==== Records provided

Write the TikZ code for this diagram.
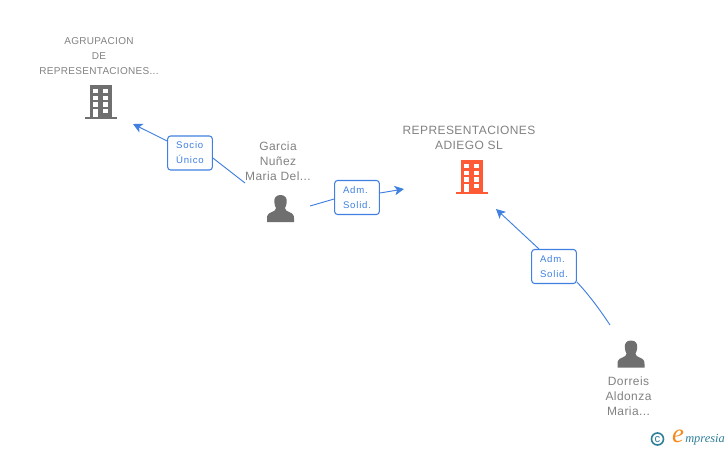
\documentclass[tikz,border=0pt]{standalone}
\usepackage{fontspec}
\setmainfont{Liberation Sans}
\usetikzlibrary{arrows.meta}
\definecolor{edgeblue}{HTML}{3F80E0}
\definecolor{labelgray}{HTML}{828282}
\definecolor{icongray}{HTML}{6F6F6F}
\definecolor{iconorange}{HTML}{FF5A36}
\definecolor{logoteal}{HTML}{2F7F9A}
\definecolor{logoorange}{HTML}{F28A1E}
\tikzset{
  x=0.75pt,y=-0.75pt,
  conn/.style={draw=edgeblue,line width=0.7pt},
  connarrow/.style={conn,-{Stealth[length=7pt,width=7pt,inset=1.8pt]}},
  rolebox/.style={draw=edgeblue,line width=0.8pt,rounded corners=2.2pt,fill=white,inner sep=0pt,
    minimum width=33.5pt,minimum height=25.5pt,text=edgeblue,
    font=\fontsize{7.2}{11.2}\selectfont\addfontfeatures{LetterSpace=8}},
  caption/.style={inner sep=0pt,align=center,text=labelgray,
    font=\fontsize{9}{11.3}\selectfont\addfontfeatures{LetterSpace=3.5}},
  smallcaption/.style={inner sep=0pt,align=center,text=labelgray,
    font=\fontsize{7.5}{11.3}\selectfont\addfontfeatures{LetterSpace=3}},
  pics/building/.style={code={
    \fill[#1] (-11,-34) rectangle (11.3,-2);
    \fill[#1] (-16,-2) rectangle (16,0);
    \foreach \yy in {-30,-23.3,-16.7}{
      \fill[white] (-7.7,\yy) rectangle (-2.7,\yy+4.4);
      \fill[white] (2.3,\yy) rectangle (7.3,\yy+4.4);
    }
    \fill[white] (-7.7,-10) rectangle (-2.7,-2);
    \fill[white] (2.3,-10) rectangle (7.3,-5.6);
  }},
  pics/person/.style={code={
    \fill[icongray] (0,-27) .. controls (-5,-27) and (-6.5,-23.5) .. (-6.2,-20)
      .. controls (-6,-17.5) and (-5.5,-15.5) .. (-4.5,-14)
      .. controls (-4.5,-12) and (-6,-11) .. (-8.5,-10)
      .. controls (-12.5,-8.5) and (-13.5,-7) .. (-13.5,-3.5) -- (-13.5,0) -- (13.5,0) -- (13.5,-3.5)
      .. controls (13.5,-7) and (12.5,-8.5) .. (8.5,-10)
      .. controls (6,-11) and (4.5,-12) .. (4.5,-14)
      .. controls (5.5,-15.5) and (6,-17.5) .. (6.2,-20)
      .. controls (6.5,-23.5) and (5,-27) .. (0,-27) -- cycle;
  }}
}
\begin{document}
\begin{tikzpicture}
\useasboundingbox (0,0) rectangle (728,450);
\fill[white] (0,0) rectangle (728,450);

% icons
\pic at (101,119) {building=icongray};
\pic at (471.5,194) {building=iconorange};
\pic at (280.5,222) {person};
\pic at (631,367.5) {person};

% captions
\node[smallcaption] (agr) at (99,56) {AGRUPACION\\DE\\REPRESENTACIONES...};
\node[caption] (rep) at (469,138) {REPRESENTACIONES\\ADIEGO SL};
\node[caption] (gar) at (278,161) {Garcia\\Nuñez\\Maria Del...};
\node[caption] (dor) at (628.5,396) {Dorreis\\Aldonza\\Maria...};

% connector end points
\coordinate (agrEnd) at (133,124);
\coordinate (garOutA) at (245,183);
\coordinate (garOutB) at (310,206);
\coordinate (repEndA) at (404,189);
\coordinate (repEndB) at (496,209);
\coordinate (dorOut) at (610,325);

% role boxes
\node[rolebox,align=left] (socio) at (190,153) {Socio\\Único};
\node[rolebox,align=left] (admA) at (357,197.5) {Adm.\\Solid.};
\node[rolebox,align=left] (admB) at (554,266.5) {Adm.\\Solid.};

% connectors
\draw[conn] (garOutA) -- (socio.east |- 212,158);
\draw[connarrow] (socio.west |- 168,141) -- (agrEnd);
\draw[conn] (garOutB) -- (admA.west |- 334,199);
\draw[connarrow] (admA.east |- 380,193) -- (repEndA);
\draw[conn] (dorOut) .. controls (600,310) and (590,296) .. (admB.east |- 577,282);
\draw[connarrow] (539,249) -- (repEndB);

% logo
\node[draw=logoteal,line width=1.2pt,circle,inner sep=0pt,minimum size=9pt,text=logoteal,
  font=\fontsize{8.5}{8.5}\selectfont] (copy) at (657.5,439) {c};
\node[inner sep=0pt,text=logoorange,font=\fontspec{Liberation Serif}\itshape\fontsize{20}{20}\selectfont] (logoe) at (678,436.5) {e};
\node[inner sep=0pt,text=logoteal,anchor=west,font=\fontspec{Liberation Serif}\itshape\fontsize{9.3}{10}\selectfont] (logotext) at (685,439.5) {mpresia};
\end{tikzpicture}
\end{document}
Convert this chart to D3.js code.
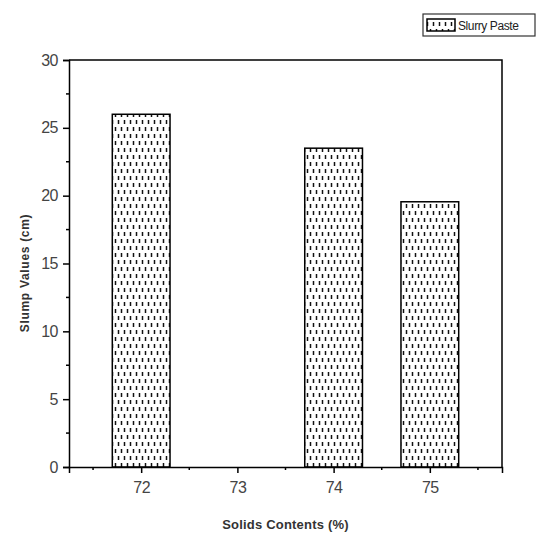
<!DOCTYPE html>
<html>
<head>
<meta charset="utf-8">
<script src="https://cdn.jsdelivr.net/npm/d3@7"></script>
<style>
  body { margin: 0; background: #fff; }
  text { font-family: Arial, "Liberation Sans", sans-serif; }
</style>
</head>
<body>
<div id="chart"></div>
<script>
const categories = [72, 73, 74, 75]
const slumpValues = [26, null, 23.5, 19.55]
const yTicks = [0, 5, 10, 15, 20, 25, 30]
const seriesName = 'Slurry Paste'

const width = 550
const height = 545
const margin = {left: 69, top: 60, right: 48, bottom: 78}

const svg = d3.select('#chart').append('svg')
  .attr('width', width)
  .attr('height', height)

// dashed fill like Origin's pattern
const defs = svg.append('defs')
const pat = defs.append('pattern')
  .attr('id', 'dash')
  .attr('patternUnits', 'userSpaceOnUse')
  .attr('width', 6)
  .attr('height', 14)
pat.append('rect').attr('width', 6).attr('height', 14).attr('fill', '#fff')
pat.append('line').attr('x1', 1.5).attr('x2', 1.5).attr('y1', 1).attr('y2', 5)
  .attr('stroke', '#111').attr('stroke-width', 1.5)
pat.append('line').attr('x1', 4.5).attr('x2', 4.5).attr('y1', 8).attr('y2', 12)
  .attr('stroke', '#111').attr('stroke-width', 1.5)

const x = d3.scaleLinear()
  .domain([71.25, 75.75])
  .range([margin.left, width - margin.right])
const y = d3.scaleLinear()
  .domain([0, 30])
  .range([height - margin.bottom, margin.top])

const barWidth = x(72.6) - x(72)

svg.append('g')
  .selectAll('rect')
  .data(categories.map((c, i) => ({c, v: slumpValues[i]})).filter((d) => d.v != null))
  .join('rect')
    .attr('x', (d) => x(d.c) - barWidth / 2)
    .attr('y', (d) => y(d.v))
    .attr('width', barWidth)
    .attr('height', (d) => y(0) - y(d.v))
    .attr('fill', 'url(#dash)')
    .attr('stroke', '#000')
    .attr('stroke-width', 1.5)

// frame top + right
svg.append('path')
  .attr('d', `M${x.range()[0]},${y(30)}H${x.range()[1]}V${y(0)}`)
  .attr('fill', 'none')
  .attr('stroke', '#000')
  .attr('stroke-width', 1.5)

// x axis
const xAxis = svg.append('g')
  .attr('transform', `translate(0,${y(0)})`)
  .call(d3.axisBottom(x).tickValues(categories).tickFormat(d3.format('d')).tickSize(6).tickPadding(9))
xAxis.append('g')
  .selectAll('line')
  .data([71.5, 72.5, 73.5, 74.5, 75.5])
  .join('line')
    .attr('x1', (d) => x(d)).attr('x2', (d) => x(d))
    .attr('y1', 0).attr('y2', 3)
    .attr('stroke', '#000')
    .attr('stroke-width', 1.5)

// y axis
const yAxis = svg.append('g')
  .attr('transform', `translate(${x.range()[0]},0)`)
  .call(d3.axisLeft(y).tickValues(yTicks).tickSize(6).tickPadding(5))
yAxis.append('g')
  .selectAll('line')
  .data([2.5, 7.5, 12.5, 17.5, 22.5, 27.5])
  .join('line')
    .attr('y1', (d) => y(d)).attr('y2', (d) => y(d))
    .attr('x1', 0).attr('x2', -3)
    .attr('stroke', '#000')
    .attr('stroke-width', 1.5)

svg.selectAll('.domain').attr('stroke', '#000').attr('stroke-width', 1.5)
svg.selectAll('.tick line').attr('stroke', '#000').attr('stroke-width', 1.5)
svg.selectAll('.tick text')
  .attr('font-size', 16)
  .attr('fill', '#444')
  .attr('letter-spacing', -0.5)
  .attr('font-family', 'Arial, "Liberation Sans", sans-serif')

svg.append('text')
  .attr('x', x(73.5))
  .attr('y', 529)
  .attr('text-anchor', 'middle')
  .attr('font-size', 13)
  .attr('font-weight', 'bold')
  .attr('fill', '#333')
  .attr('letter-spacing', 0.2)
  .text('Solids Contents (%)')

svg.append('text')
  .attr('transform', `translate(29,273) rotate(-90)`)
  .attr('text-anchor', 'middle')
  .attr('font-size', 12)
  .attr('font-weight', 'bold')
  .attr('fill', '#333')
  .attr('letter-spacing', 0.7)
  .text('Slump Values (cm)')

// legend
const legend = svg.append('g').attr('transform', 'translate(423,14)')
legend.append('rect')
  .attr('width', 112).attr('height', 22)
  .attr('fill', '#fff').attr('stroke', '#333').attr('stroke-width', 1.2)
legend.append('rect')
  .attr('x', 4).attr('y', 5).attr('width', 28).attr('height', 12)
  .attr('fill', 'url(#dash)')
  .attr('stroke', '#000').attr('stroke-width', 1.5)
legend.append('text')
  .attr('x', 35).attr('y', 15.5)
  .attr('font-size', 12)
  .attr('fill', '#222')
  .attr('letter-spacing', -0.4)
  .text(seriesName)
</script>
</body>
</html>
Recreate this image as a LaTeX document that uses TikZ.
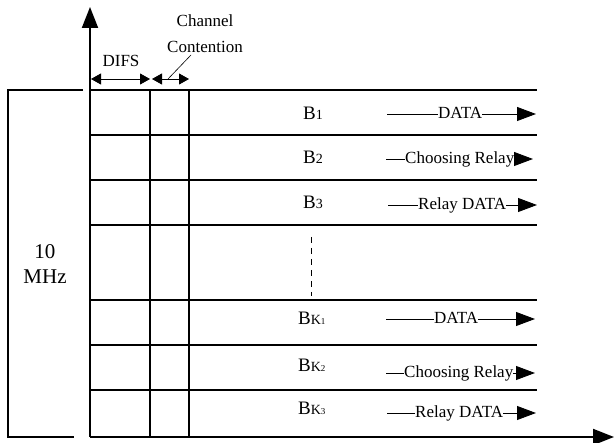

========

In the records above, how many lines include "chart"? Give that number and nothing more.

3